It's not fine.
A growing number of SF residents are waking up to the fact that the city's dominant grocery chain is charging absurd markups on staples while budget alternatives sit right under our noses. Amazon-owned Whole Foods — yes, the store we used to mock as "Whole Paycheck" — is now routinely undercutting Safeway on comparable items. Their store-brand products are especially competitive. When Whole Foods is the budget play, something has gone deeply wrong with the market.
As one local put it bluntly: "Safeway is exclusively a rip off. They're only worth the sales and deals you find in their app. I only go into the store with a set list of discounted items and never buy beyond that." That's not grocery shopping — that's couponing as a survival strategy.
Meanwhile, smaller outlets are quietly delivering real value. Grocery Outlet has had eggs at a dollar a dozen for months. Lunardi's reportedly had jumbo eggs from Petaluma Farms for $1.89 as recently as this week — a price that, as one SF resident marveled, "blows my mind. I haven't seen eggs that cheap in ages."
So why do places like Safeway get away with it? Because in too many SF neighborhoods, they face zero real competition. The city's labyrinthine permitting process makes opening a new grocery store a Herculean task. Regulations that were supposedly designed to protect consumers end up insulating incumbents from the market pressure that would force prices down.
Now, we're not here to shill for Amazon. There's a legitimate concern that mega-corporations are using grocery as a loss leader to hoover up consumer data and crush local businesses in the long run. That trade-off deserves scrutiny.

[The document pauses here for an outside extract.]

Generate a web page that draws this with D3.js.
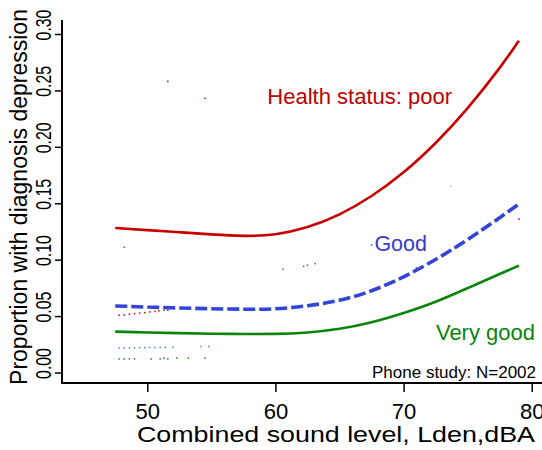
<!DOCTYPE html>
<html>
<head>
<meta charset="utf-8">
<script src="https://cdn.jsdelivr.net/npm/d3@7"></script>
<style>
  html, body { margin: 0; padding: 0; background: #fff; }
  svg { display: block; font-family: "Liberation Sans", Arial, sans-serif; }
</style>
</head>
<body>
<svg id="chart" width="542" height="450"></svg>
<script>
// Sound level (Lden, dBA) at which the fitted proportions are evaluated
const soundLevel = [47.5, 50, 52.5, 55, 57.5, 60, 62.5, 65, 67.5, 70, 72.5, 75, 77.5, 79];

// Fitted proportion with diagnosed depression, by self-rated health status
const poorHealth     = [0.128, 0.1262, 0.1243, 0.1224, 0.1211, 0.1226, 0.1289, 0.1402, 0.1564, 0.1774, 0.2034, 0.2343, 0.270, 0.294];
const goodHealth     = [0.059, 0.058, 0.0572, 0.0565, 0.0561, 0.0565, 0.0592, 0.064, 0.0725, 0.0848, 0.1002, 0.1178, 0.1372, 0.1493];
const veryGoodHealth = [0.0362, 0.0355, 0.0349, 0.0344, 0.0341, 0.0342, 0.0355, 0.0387, 0.0445, 0.0527, 0.0627, 0.0748, 0.0873, 0.0947];

// Faint dotted traces near the low end of the sound range
const poorTraceX = [47.8, 48.2, 48.6, 49.0, 49.4, 49.8, 50.2, 50.6, 50.9, 51.3, 51.6];
const poorTraceY = [0.0507, 0.0510, 0.0517, 0.0522, 0.0527, 0.0531, 0.0537, 0.0541, 0.0546, 0.0551, 0.0554];
const goodTraceX = [47.8, 48.2, 48.6, 49.0, 49.4, 49.8, 50.2, 50.6, 51.0, 51.4, 52.0, 54.2, 54.8];
const goodTraceY = [0.0217, 0.0217, 0.0219, 0.0219, 0.0220, 0.0220, 0.0222, 0.0222, 0.0222, 0.0222, 0.0222, 0.0230, 0.0230];
const veryGoodTraceX = [47.8, 48.2, 48.6, 49.0, 50.3, 51.0, 51.3, 51.6, 52.3, 53.2, 54.5];
const veryGoodTraceY = [0.0120, 0.0120, 0.0120, 0.0120, 0.0120, 0.0120, 0.0128, 0.0120, 0.0128, 0.0128, 0.0128];

// Isolated specks scattered over the plot area
const speckX = [48.2, 51.6, 54.5, 60.6, 62.2, 62.5, 63.1, 67.5, 71.0, 73.7, 79.0];
const speckY = [0.111, 0.258, 0.243, 0.0915, 0.094, 0.095, 0.0965, 0.113, 0.0926, 0.165, 0.136];
const speckColor = ["#1a8a1a", "#b00000", "#b00000", "#1a8a1a", "#1a8a1a", "#1a8a1a", "#1a8a1a", "#1a8a1a", "#b00000", "#9ccf9c", "#b00000"];

// Axis ticks
const xTicks = [50, 60, 70, 80];
const yTicks = [0.00, 0.05, 0.10, 0.15, 0.20, 0.25, 0.30];

const svg = d3.select("#chart");

const x = d3.scaleLinear().domain([50, 80]).range([147.3, 531.7]);
const y = d3.scaleLinear().domain([0, 0.30]).range([372.5, 34]);

const axisLeftX = 62, axisBottomY = 383;

// L-shaped frame
svg.append("line")
  .attr("x1", axisLeftX).attr("x2", axisLeftX)
  .attr("y1", 20).attr("y2", axisBottomY + 1)
  .attr("stroke", "#000").attr("stroke-width", 2);
svg.append("line")
  .attr("x1", axisLeftX - 1).attr("x2", 542)
  .attr("y1", axisBottomY).attr("y2", axisBottomY)
  .attr("stroke", "#000").attr("stroke-width", 2);

// X axis ticks and labels
const xAxis = d3.axisBottom(x).tickValues(xTicks).tickFormat(d3.format("d"))
  .tickSize(9).tickPadding(11);
const gx = svg.append("g").attr("transform", `translate(0,${axisBottomY})`).call(xAxis);
gx.select(".domain").remove();
gx.selectAll(".tick line").attr("stroke", "#000").attr("stroke-width", 1.5);
gx.selectAll(".tick text")
  .attr("font-family", "Liberation Sans, Arial, sans-serif")
  .attr("font-size", 22).attr("fill", "#000");

// Y axis ticks, labels drawn parallel to the axis
const yAxis = d3.axisLeft(y).tickValues(yTicks).tickSize(7).tickFormat("");
const gy = svg.append("g").attr("transform", `translate(${axisLeftX},0)`).call(yAxis);
gy.select(".domain").remove();
gy.selectAll(".tick line").attr("stroke", "#000").attr("stroke-width", 1.5);

svg.append("g").selectAll("text")
  .data(yTicks)
  .join("text")
  .attr("transform", d => `translate(51,${y(d) - 9}) rotate(-90) scale(0.72,1)`)
  .attr("text-anchor", "middle")
  .attr("font-size", 22)
  .attr("fill", "#000")
  .text(d3.format(".2f"));

// Axis titles
svg.append("text")
  .attr("transform", "translate(27,197) rotate(-90)")
  .attr("text-anchor", "middle")
  .attr("font-size", 23)
  .attr("fill", "#000")
  .text("Proportion with diagnosis depression");

svg.append("text")
  .attr("x", 137).attr("y", 442)
  .attr("font-size", 22.5)
  .attr("textLength", 398)
  .attr("lengthAdjust", "spacingAndGlyphs")
  .attr("fill", "#000")
  .text("Combined sound level, Lden,dBA");

// Faint traces and specks
const traces = [
  { xs: poorTraceX, ys: poorTraceY, color: "#c00000" },
  { xs: goodTraceX, ys: goodTraceY, color: "#3a8ef0" },
  { xs: veryGoodTraceX, ys: veryGoodTraceY, color: "#1a8a1a" }
];
traces.forEach(t => {
  svg.append("g").selectAll("rect")
    .data(t.xs.map((v, i) => [v, t.ys[i]]))
    .join("rect")
    .attr("x", d => x(d[0]) - 0.75).attr("y", d => y(d[1]) - 0.75)
    .attr("width", 1.5).attr("height", 1.5)
    .attr("fill", t.color);
});
svg.append("g").selectAll("rect")
  .data(speckX.map((v, i) => [v, speckY[i], speckColor[i]]))
  .join("rect")
  .attr("x", d => x(d[0]) - 0.75).attr("y", d => y(d[1]) - 0.75)
  .attr("width", 1.5).attr("height", 1.5)
  .attr("fill", d => d[2]);

// Fitted curves
const line = d3.line()
  .x(d => x(d[0]))
  .y(d => y(d[1]))
  .curve(d3.curveNatural);

const series = [
  { values: poorHealth, color: "#c80000", width: 2.6, dash: null },
  { values: goodHealth, color: "#3344d6", width: 3.6, dash: "12,4" },
  { values: veryGoodHealth, color: "#0a850a", width: 2.6, dash: null }
];
series.forEach(s => {
  svg.append("path")
    .datum(soundLevel.map((v, i) => [v, s.values[i]]))
    .attr("d", line)
    .attr("fill", "none")
    .attr("stroke", s.color)
    .attr("stroke-width", s.width)
    .attr("stroke-dasharray", s.dash);
});

// Curve labels
svg.append("text").attr("x", 452).attr("y", 104).attr("text-anchor", "end")
  .attr("font-size", 22).attr("fill", "#c00000").text("Health status: poor");
svg.append("text").attr("x", 427).attr("y", 251).attr("text-anchor", "end")
  .attr("font-size", 21.5).attr("fill", "#3a3ac8").text("Good");
svg.append("text").attr("x", 535).attr("y", 340).attr("text-anchor", "end")
  .attr("font-size", 22).attr("fill", "#0a850a").text("Very good");
svg.append("text").attr("x", 536).attr("y", 378).attr("text-anchor", "end")
  .attr("font-size", 17).attr("fill", "#000").text("Phone study: N=2002");
</script>
</body>
</html>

But the immediate problem is this: working San Franciscans are paying a tax on food that has nothing to do with actual costs and everything to do with a broken competitive landscape. City Hall could help by making it easier — not harder — for new grocers to open up shop. More competition means lower prices. It's not complicated economics. It's Economics 101, which apparently nobody at City Hall ever took.